Mubadalah.id – Dalam kehidupan rumah tangga, persoalan ekonomi sering kali menjadi sumber permasalahan bagi suami maupun istri. Apalagi persoalan nafkah dan bentuk-bentuk properti keluarga lainnya berpotensi mensubordinasi perempuan.
Berangkat dari pengalaman perempuan yang kerap tersingkirkan dalam relasi rumah tangga, Dr. Faqihuddin Abdul Kodir dalam salah satu tulisannya mengusulkan perlunya pembacaan ulang terhadap konsep-konsep properti dalam keluarga.

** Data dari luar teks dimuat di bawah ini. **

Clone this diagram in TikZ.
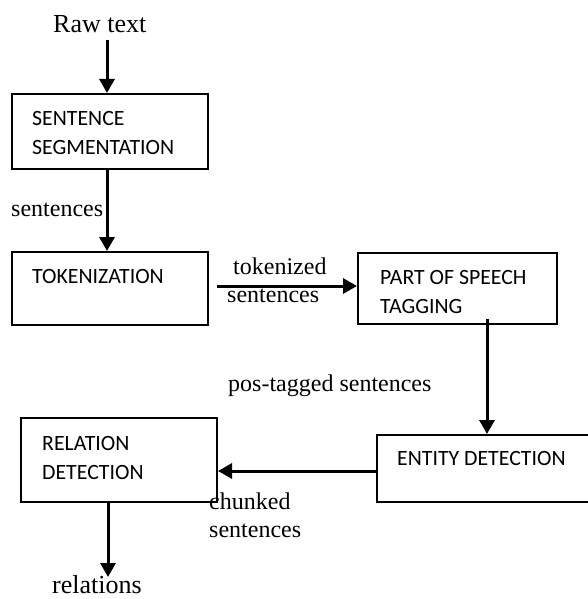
\documentclass[tikz,border=0pt]{standalone}
\usepackage{fontspec}
\setmainfont{Liberation Serif}
\newfontfamily\calfont{Carlito}
\usetikzlibrary{arrows.meta}
\begin{document}
\begin{tikzpicture}[x=1pt,y=-1pt,
  box/.style={draw,line width=2pt,inner sep=0pt,minimum width=#1},
  boxtxt/.style={anchor=base west,inner sep=0pt,align=left,font=\calfont\fontsize{21.8}{29}\selectfont},
  lbl/.style={anchor=base west,inner sep=0pt,align=left,font=\fontsize{24}{27.5}\selectfont},
  biglbl/.style={anchor=base west,inner sep=0pt,font=\fontsize{26}{28}\selectfont},
  arr/.style={line width=3pt,-{Triangle[length=14pt,width=15pt]}}]
\useasboundingbox (0,0) rectangle (587,599);

% boxes
\node[box=196pt,minimum height=75pt] (ss)  at (110,131.5) {};
\node[box=196pt,minimum height=73pt] (tok) at (110,288.5) {};
\node[box=199pt,minimum height=71pt] (pos) at (457.5,288.5) {};
\node[box=223pt,minimum height=67pt] (ent) at (488.5,468.5) {};
\node[box=196pt,minimum height=84pt] (rel) at (119,460) {};

% box texts (base anchor = baseline of the last line)
\node[boxtxt] (ssT)  at (32,154) {SENTENCE\\SEGMENTATION};
\node[boxtxt] (tokT) at (32,283) {TOKENIZATION};
\node[boxtxt] (posT) at (380,313) {PART OF SPEECH\\TAGGING};
\node[boxtxt] (entT) at (397,465) {ENTITY DETECTION};
\node[boxtxt] (relT) at (42,479) {RELATION\\DETECTION};

% free labels
\node[biglbl] (raw) at (53,33) {Raw text};
\node[lbl] (l1) at (11,216) {sentences};
\node[lbl] (l2) at (227,302) {\hspace*{6pt}tokenized\\sentences};
\node[lbl] (l3) at (228,391) {pos-tagged sentences};
\node[lbl] (l4) at (209,537) {chunked\\sentences};
\node[biglbl] (out) at (52,593) {relations};

% connectors
\coordinate (rawout) at (107,40);
\draw[arr] (rawout) -- (rawout |- ss.north);
\draw[arr] ([xshift=-3pt]ss.south) -- ([xshift=-3pt]tok.north);
\draw[arr] ([shift={(8,-2.5)}]tok.east) -- ([shift={(0,-2.5)}]pos.west);
\draw[arr] ([shift={(29.5,-6)}]pos.south) -- ([xshift=-1.5pt]ent.north);
\draw[arr] ([shift={(0,2.5)}]ent.west) -- ([shift={(0,11)}]rel.east);
\draw[arr] ([xshift=-11pt]rel.south) -- ([xshift=-11pt,yshift=-74pt]rel.south);
\end{tikzpicture}
\end{document}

Ia menekankan pentingnya memastikan bahwa setiap orang dalam ikatan pernikahan harus merasa aman dan terlindungi secara ekonomi. Pernikahan, menurutnya, tidak boleh menjadi instrumen untuk meminggirkan salah satu pihak. Termasuk perempuan.
Karena, pernikahan dalam ajaran Islam adalah ruang untuk memberikan keadilan bagi perempuan, baik di ruang publik maupun domestik. Bahkan nilai-nilai ini semestinya menjadi pijakan untuk melindungi hak-hak perempuan.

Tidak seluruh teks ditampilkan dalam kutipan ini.